Print, word for word, every line from the beginning of the listing up to and including the line with "y_ticks = [0, 50, 100, 150, 200, 250, 300, 350]". Pictures are to be excluded.
[Start INFORMATION PROVIDED]
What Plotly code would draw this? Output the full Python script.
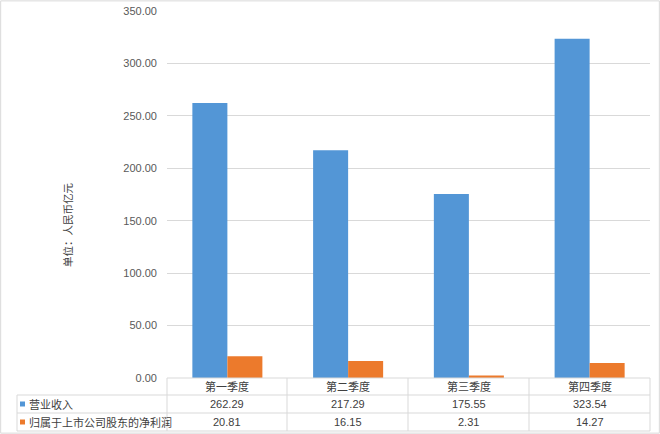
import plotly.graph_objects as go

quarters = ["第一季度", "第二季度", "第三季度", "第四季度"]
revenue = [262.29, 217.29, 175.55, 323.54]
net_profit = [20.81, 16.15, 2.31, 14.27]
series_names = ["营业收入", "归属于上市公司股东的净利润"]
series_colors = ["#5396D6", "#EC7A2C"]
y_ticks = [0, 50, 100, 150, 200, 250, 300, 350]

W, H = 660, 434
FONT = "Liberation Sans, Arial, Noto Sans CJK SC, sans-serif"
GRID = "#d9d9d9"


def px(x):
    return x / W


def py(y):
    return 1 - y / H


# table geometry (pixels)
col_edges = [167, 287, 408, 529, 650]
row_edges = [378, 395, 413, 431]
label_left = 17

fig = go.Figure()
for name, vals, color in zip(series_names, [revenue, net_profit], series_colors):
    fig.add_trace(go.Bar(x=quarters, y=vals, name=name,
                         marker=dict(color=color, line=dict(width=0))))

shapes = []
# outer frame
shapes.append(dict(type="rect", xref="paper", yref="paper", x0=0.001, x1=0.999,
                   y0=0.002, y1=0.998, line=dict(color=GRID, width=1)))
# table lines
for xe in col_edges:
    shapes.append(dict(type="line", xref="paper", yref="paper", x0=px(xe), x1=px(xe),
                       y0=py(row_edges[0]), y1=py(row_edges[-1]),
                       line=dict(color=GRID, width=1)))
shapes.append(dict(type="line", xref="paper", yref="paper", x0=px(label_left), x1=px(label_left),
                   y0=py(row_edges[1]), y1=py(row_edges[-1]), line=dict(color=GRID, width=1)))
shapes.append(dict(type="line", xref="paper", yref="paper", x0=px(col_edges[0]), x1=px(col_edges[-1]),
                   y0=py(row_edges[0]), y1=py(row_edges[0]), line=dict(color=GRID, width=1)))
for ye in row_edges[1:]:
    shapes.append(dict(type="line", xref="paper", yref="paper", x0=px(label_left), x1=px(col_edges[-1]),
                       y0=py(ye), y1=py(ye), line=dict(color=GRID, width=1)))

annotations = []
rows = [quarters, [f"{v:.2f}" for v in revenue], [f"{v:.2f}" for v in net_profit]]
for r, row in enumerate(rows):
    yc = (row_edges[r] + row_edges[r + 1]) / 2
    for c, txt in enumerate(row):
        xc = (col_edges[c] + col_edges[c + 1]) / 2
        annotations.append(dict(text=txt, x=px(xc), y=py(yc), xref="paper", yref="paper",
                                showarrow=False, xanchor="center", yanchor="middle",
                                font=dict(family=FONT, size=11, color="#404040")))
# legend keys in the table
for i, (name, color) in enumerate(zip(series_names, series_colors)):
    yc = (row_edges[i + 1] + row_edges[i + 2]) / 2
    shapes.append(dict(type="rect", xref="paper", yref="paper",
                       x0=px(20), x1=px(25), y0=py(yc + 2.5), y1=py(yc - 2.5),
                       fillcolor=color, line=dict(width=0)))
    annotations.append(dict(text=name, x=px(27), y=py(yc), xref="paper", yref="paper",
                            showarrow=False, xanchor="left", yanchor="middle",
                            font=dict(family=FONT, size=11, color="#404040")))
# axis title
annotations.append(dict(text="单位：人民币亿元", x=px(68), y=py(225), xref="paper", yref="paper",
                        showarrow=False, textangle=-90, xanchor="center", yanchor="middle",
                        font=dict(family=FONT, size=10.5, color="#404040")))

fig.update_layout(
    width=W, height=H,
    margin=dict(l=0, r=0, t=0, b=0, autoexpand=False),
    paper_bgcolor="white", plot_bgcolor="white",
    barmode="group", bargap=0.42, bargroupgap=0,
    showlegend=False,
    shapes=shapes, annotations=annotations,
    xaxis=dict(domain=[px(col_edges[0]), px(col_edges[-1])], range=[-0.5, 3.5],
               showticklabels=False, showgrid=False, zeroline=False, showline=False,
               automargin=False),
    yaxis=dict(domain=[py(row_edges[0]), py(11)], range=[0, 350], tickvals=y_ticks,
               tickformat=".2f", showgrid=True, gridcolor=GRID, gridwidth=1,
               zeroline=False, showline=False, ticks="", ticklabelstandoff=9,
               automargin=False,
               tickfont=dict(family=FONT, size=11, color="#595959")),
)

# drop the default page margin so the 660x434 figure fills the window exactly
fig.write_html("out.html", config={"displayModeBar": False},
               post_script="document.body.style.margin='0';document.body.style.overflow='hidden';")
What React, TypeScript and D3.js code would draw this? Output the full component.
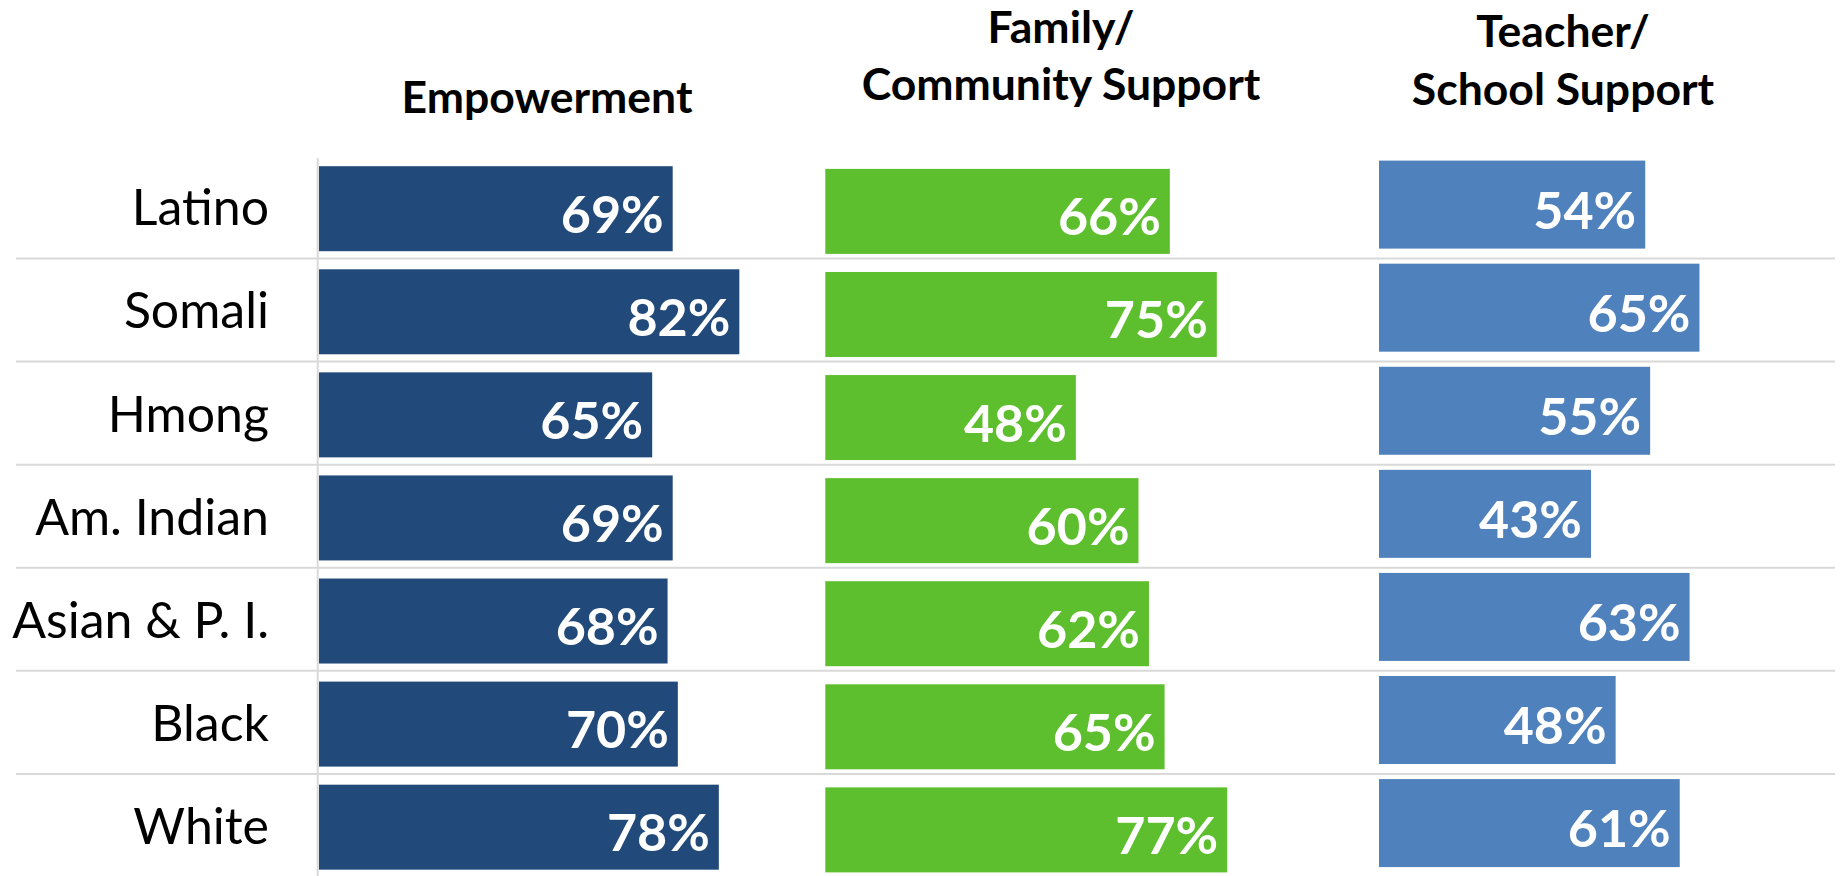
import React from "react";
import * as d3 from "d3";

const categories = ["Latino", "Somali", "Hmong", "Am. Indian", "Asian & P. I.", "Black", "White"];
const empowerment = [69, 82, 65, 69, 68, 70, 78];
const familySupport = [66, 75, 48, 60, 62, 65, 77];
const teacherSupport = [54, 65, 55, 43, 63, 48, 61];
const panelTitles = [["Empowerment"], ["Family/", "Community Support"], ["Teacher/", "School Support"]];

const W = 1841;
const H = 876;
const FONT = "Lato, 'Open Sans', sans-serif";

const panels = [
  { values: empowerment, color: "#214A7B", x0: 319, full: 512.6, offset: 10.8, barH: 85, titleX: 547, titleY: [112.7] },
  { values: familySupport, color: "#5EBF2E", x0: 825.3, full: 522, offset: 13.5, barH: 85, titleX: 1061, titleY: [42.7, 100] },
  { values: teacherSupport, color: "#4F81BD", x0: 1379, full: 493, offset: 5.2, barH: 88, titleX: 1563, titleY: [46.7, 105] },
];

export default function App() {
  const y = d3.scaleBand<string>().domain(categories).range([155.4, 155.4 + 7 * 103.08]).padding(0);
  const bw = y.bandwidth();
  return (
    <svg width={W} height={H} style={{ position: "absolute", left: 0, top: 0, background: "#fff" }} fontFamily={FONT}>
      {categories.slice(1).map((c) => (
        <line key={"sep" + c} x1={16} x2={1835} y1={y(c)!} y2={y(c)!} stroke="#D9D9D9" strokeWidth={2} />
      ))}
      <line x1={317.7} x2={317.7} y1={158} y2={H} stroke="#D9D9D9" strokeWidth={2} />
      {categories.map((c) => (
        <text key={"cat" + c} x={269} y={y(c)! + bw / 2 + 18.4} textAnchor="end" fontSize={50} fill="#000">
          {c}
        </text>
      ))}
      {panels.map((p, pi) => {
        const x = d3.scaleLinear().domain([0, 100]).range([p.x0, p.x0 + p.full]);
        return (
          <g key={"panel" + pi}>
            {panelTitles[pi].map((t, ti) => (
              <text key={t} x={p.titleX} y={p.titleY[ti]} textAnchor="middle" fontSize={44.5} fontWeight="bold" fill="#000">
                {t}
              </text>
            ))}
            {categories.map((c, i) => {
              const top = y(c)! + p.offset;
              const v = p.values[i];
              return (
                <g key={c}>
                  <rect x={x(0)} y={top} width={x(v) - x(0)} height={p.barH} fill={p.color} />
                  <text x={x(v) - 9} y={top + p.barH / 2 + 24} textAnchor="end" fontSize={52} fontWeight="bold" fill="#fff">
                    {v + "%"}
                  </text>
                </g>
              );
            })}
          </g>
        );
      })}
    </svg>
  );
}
[End INFORMATION PROVIDED]
RESPONSE TO THIS EXERCISE.
What Plotly code would draw this? Output the full Python script.
import plotly.graph_objects as go

quarters = ["第一季度", "第二季度", "第三季度", "第四季度"]
revenue = [262.29, 217.29, 175.55, 323.54]
net_profit = [20.81, 16.15, 2.31, 14.27]
series_names = ["营业收入", "归属于上市公司股东的净利润"]
series_colors = ["#5396D6", "#EC7A2C"]
y_ticks = [0, 50, 100, 150, 200, 250, 300, 350]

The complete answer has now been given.